In reading through market commentaries this morning, we saw a multitude of headlines highlighting the 10yr U.S. Treasury coming within decimals of 3%, with the high tick overnight registering 2.9957% according to Bloomberg. This comes as trade and geopolitical tensions appear to be fading, at least for the moment, and ahead of some key economic data set to be released over the next few trading sessions. While the headline data point comes Friday with the initial reading of Q1 GDP, more important will be inflation data, specifically the Personal Consumption Expenditure Index (PCE) that will be released on April 30 th .
GDP is expected to be 2% in Q1, down from 2.9% in Q4. However, most economists are predicting a rebound in Q2 and the second half of the year, a notion that has generally been accepted by not only market participants, but also by the Fed. Inflation however, is less certain.
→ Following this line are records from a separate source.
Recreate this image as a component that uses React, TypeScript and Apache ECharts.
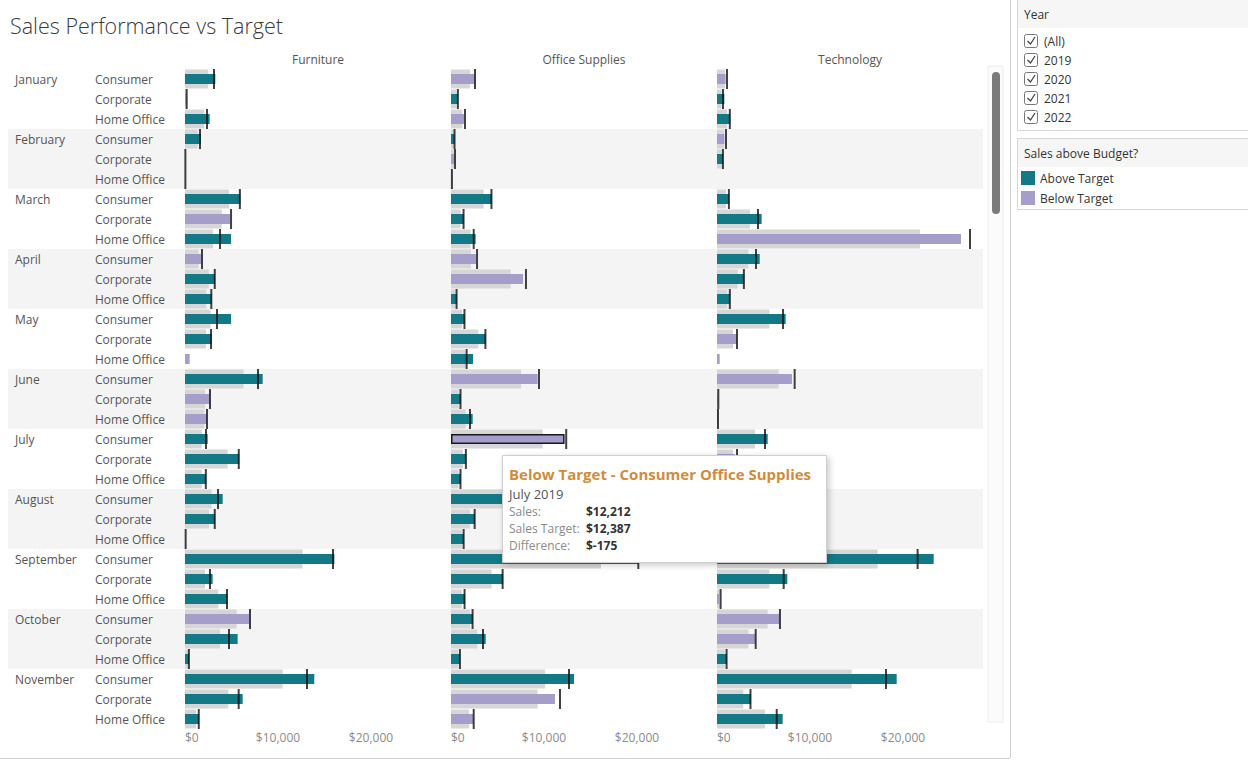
import React, { useEffect, useRef } from "react";
import * as echarts from "echarts";

const months = ["January", "February", "March", "April", "May", "June", "July", "August", "September", "October", "November"];
const segments = ["Consumer", "Corporate", "Home Office"];
const categories = ["Furniture", "Office Supplies", "Technology"];
const axisTicks = [0, 10000, 20000];

// rows: month x segment (33)
const furnitureSales = [3260, 60, 2650, 1720, 0, 0, 5950, 4840, 4950, 1720, 3230, 2870, 4950, 2870, 500, 8350, 2620, 2330, 2440, 5830, 2270, 4050, 3230, 0, 16060, 2970, 4550, 6880, 5660, 440, 13900, 6200, 1520];
const furnitureTarget = [3120, 180, 2365, 1610, 40, 40, 5900, 4950, 3760, 1830, 3200, 2830, 3440, 2800, null, 7850, 2690, 2365, 2260, 5780, 2240, 3550, 3200, 70, 15910, 2690, 4515, 6990, 4730, 420, 13120, 5770, 1480];
const furnitureBand = [2500, 140, 2080, 1360, 30, 30, 4730, 3960, 3010, 1460, 2560, 2290, 2750, 2260, 0, 6300, 2150, 2080, 1800, 4590, 1800, 2870, 2580, 50, 12650, 2150, 3580, 5560, 3760, 340, 10500, 4660, 1200];

const officeSales = [2510, 760, 1400, 400, 360, 0, 4400, 1380, 2650, 2690, 7740, 630, 1480, 3740, 2370, 9320, 1050, 2330, 12212, 1640, 1050, 8500, 2580, 1400, 20200, 5600, 1500, 2360, 3730, 990, 13230, 11180, 2400];
const officeTarget = [2580, 740, 1505, 380, 430, 100, 4350, 1350, 2440, 2800, 8060, 600, 1450, 3700, 1680, 9460, 1020, 2040, 12387, 1600, 1020, 8000, 2545, 1360, 20140, 5550, 1460, 2320, 3440, 960, 12690, 11720, 2440];
const officeBand = [2040, 590, 1220, 300, 320, 60, 3510, 1040, 2110, 2150, 6420, 470, 1180, 2940, 1580, 7530, 820, 1580, 9860, 1280, 820, 6400, 2040, 1180, 16130, 4370, 1170, 2040, 2830, 760, 10110, 9320, 1950];

const techSales = [930, 790, 1420, 790, 660, 0, 1300, 4800, 26230, 4590, 2930, 1410, 7380, 2110, 290, 8060, 60, 40, 5450, 1900, 800, 3500, 1500, 400, 23300, 7560, 215, 6670, 4090, 1060, 19320, 3650, 7060];
const techTarget = [1075, 645, 1380, 970, 640, null, 1280, 4410, 27200, 4190, 2890, 1380, 7100, 2150, null, 8350, 140, 110, 5160, 2150, 700, 3200, 1700, 350, 21570, 7170, 390, 6770, 4160, 1030, 18170, 3600, 6420];
const techBand = [860, 500, 1100, 780, 510, 0, 970, 3550, 21830, 3370, 2220, 1100, 5630, 1720, 0, 6630, 110, 90, 4090, 1720, 560, 2560, 1360, 280, 17270, 5630, 300, 5450, 3370, 830, 14480, 2830, 5160];

const years = ["(All)", "2019", "2020", "2021", "2022"];
const legendItems = ["Above Target", "Below Target"];
const selectedPoint = { category: "Office Supplies", month: "July", segment: "Consumer", year: "2019" };

const TEAL = "#137986";
const PURPLE = "#a59dca";
const BAND = "#d6d6d6";
const FONT = "'Open Sans', 'Noto Sans', sans-serif";

const ROWS = months.flatMap((m) => segments.map((s) => `${m}|${s}`));
const panels = [
  { name: categories[0], sales: furnitureSales, target: furnitureTarget, band: furnitureBand },
  { name: categories[1], sales: officeSales, target: officeTarget, band: officeBand },
  { name: categories[2], sales: techSales, target: techTarget, band: techBand },
];

const PANEL_LEFT = [185, 451, 717];
const PANEL_W = 266;
const GRID_TOP = 69;
const GRID_H = 660;
const X_MAX = 28600;

const money = (v: number) => "$" + v.toLocaleString("en-US");

function buildOption() {
  const grid: any[] = PANEL_LEFT.map((l) => ({ left: l, top: GRID_TOP, width: PANEL_W, height: GRID_H }));
  grid.push({ left: 8, top: GRID_TOP, width: 975, height: GRID_H });

  const xAxis: any[] = [];
  panels.forEach((p, i) => {
    xAxis.push({
      type: "value", gridIndex: i, min: 0, max: X_MAX, interval: axisTicks[1] - axisTicks[0],
      axisLine: { show: false }, axisTick: { show: false }, splitLine: { show: false },
      axisLabel: {
        formatter: (v: number) => (axisTicks.includes(v) ? money(v) : ""),
        color: "#8a8a8a", fontSize: 12, margin: 2, alignMinLabel: "left", showMaxLabel: false, fontFamily: FONT,
      },
    });
  });
  panels.forEach((p, i) => {
    xAxis.push({
      type: "value", gridIndex: i, position: "top", min: 0, max: 1, name: p.name, nameLocation: "middle", nameGap: 4,
      nameTextStyle: { color: "#555", fontSize: 12, fontFamily: FONT },
      axisLine: { show: false }, axisTick: { show: false }, splitLine: { show: false }, axisLabel: { show: false },
    });
  });
  xAxis.push({ type: "value", gridIndex: 3, min: 0, max: 1, show: false });

  const yAxis: any[] = [];
  panels.forEach((p, i) => {
    yAxis.push({
      type: "category", gridIndex: i, data: ROWS, inverse: true, position: "left",
      axisLine: { show: false }, axisTick: { show: false }, splitLine: { show: false },
      axisLabel: i === 0
        ? { show: true, interval: 0, align: "left", margin: 90, color: "#555", fontSize: 12, fontFamily: FONT, formatter: (v: string) => v.split("|")[1] }
        : { show: false },
    });
  });
  panels.forEach((p, i) => {
    yAxis.push({ type: "category", gridIndex: i, data: ROWS, inverse: true, show: false });
  });
  yAxis.push({
    type: "category", gridIndex: 0, data: ROWS, inverse: true, position: "left",
    axisLine: { show: false }, axisTick: { show: false }, splitLine: { show: false },
    axisLabel: {
      show: true, interval: 0, align: "left", margin: 170, color: "#555", fontSize: 12, fontFamily: FONT,
      formatter: (v: string) => { const [m, s] = v.split("|"); return s === segments[0] ? m : ""; },
    },
  });
  yAxis.push({
    type: "category", gridIndex: 3, data: ROWS, inverse: true,
    axisLine: { show: false }, axisTick: { show: false }, axisLabel: { show: false }, splitLine: { show: false },
    splitArea: { show: true, interval: 2, areaStyle: { color: ["#ffffff", "#f4f4f4"] } },
  });

  const series: any[] = [];
  panels.forEach((p, i) => {
    series.push({
      type: "bar", xAxisIndex: i, yAxisIndex: 3 + i, data: p.band, barWidth: 19,
      itemStyle: { color: BAND }, silent: true, z: 1,
    });
    series.push({
      type: "bar", xAxisIndex: i, yAxisIndex: i, barWidth: 10, z: 2,
      data: p.sales.map((v, r) => {
        const t = p.target[r];
        const above = t != null && v >= t;
        const sel = p.name === selectedPoint.category && ROWS[r] === `${selectedPoint.month}|${selectedPoint.segment}`;
        return {
          value: v,
          itemStyle: { color: above ? TEAL : PURPLE, borderColor: sel ? "#1a1a1a" : undefined, borderWidth: sel ? 1.5 : 0 },
        };
      }),
    });
    series.push({
      type: "scatter", xAxisIndex: i, yAxisIndex: i, symbol: "rect", symbolSize: [2, 20], z: 3,
      itemStyle: { color: "#111" },
      data: p.target.map((t, r) => (t == null ? null : [t, r])).filter((d) => d != null),
    });
  });

  // tooltip-like overlay for the selected mark
  const selPanel = panels.find((p) => p.name === selectedPoint.category)!;
  const selRow = ROWS.indexOf(`${selectedPoint.month}|${selectedPoint.segment}`);
  const sSales = selPanel.sales[selRow];
  const sTarget = selPanel.target[selRow] as number;
  const diff = sSales - sTarget;
  const status = sSales >= sTarget ? legendItems[0] : legendItems[1];

  const graphic: any[] = [];
  // sheet borders
  graphic.push({ type: "line", shape: { x1: 1010.5, y1: 0, x2: 1010.5, y2: 758 }, style: { stroke: "#cfcfcf", lineWidth: 1 }, z: 10 });
  graphic.push({ type: "line", shape: { x1: 0, y1: 758.5, x2: 1010, y2: 758.5 }, style: { stroke: "#cfcfcf", lineWidth: 1 }, z: 10 });
  // scrollbar
  graphic.push({ type: "rect", shape: { x: 988, y: 66, width: 15, height: 656 }, style: { fill: "#fbfbfb", stroke: "#ececec" }, z: 10 });
  graphic.push({ type: "rect", shape: { x: 992, y: 72, width: 8, height: 142, r: 4 }, style: { fill: "#7b7b7b" }, z: 11 });

  // Year filter
  graphic.push({ type: "rect", shape: { x: 1017.5, y: -1, width: 240, height: 131.5 }, style: { fill: "#fff", stroke: "#d6d6d6" }, z: 10 });
  graphic.push({ type: "rect", shape: { x: 1018, y: 0, width: 230, height: 28 }, style: { fill: "#f6f6f6" }, z: 10 });
  graphic.push({ type: "text", x: 1024, y: 14, style: { text: "Year", fill: "#333", fontSize: 12, fontFamily: FONT, verticalAlign: "middle" }, z: 11 });
  years.forEach((y, k) => {
    const cy = 41 + k * 19;
    graphic.push({ type: "rect", shape: { x: 1024.5, y: cy - 6.5, width: 13, height: 13, r: 2 }, style: { fill: "#fff", stroke: "#777", lineWidth: 1 }, z: 11 });
    graphic.push({ type: "polyline", shape: { points: [[1027.5, cy], [1030.5, cy + 3], [1035, cy - 4]] }, style: { stroke: "#444", lineWidth: 1.3, fill: null }, z: 12 });
    graphic.push({ type: "text", x: 1044, y: cy, style: { text: y, fill: "#333", fontSize: 12, fontFamily: FONT, verticalAlign: "middle" }, z: 11 });
  });

  // Color legend
  graphic.push({ type: "rect", shape: { x: 1017.5, y: 138.5, width: 240, height: 71 }, style: { fill: "#fff", stroke: "#d6d6d6" }, z: 10 });
  graphic.push({ type: "rect", shape: { x: 1018, y: 139, width: 230, height: 28 }, style: { fill: "#f6f6f6" }, z: 10 });
  graphic.push({ type: "text", x: 1024, y: 153, style: { text: "Sales above Budget?", fill: "#333", fontSize: 12, fontFamily: FONT, verticalAlign: "middle" }, z: 11 });
  legendItems.forEach((name, k) => {
    const cy = 178 + k * 20;
    graphic.push({ type: "rect", shape: { x: 1021, y: cy - 7, width: 14, height: 14 }, style: { fill: k === 0 ? TEAL : PURPLE }, z: 11 });
    graphic.push({ type: "text", x: 1040, y: cy, style: { text: name, fill: "#333", fontSize: 12, fontFamily: FONT, verticalAlign: "middle" }, z: 11 });
  });

  // Tooltip
  const tx = 502, ty = 455;
  graphic.push({
    type: "rect", shape: { x: tx + 0.5, y: ty + 0.5, width: 324, height: 107 },
    style: { fill: "#fff", stroke: "#cfcfcf", lineWidth: 1, shadowBlur: 6, shadowColor: "rgba(0,0,0,0.22)", shadowOffsetX: 2, shadowOffsetY: 2 }, z: 20,
  });
  graphic.push({ type: "text", x: tx + 7, y: ty + 19, style: { text: `${status} - ${selectedPoint.segment} ${selectedPoint.category}`, fill: "#cf8c3d", fontSize: 15, fontWeight: "bold", fontFamily: FONT, verticalAlign: "middle" }, z: 21 });
  graphic.push({ type: "text", x: tx + 7, y: ty + 39, style: { text: `${selectedPoint.month} ${selectedPoint.year}`, fill: "#555", fontSize: 13, fontFamily: FONT, verticalAlign: "middle" }, z: 21 });
  const rowsT = [["Sales:", money(sSales)], ["Sales Target:", money(sTarget)], ["Difference:", "$" + diff.toString()]];
  rowsT.forEach(([lab, val], k) => {
    const cy = ty + 56 + k * 17;
    graphic.push({ type: "text", x: tx + 7, y: cy, style: { text: lab, fill: "#8a8a8a", fontSize: 12, fontFamily: FONT, verticalAlign: "middle" }, z: 21 });
    graphic.push({ type: "text", x: tx + 84, y: cy, style: { text: val, fill: "#333", fontSize: 12, fontWeight: "bold", fontFamily: FONT, verticalAlign: "middle" }, z: 21 });
  });

  return {
    animation: false,
    backgroundColor: "#fff",
    textStyle: { fontFamily: FONT },
    title: { text: "Sales Performance vs Target", left: 5, top: 9, textStyle: { fontSize: 21.5, fontWeight: 300, color: "#3a3a3a", fontFamily: FONT } },
    grid, xAxis, yAxis, series, graphic,
  };
}

export default function App() {
  const ref = useRef<HTMLDivElement>(null);
  useEffect(() => {
    if (!ref.current) return;
    const chart = echarts.init(ref.current, undefined, { renderer: "svg" });
    chart.setOption(buildOption() as any);
    return () => chart.dispose();
  }, []);
  return <div ref={ref} style={{ position: "fixed", left: 0, top: 0, width: 1248, height: 764, background: "#fff" }} />;
}
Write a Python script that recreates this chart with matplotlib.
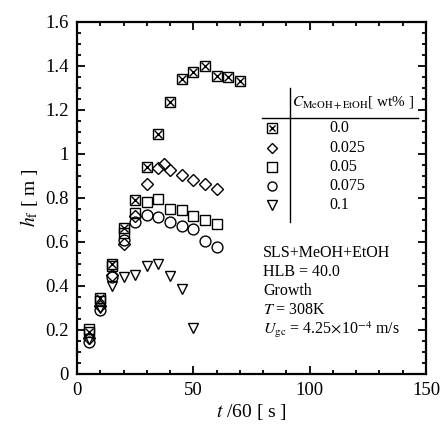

Core PCE, which strips out volatile components such as food and energy, is expected to register 2%, meeting the Fed’s target level. This hasn’t happened since 2012.
The ability for inflation to not only hit 2%, but sustain this level, will be key for how the market trades in the coming weeks and months as inflation is a key input into the level of long term rates (i.e. where the 10yr goes from here) and the pace at which the Fed continues to tighten monetary policy. This pace is what we are watching closely as we believe it will impact not just U.S. Treasury prices, but riskier sectors of the bond market as well, a point we discussed on our recent 1Q fixed income market call (a replay of which can be obtained upon request). So is the 3% level the make or break point for bonds? That is a difficult call, but how inflation develops will be a key clue in answering the question.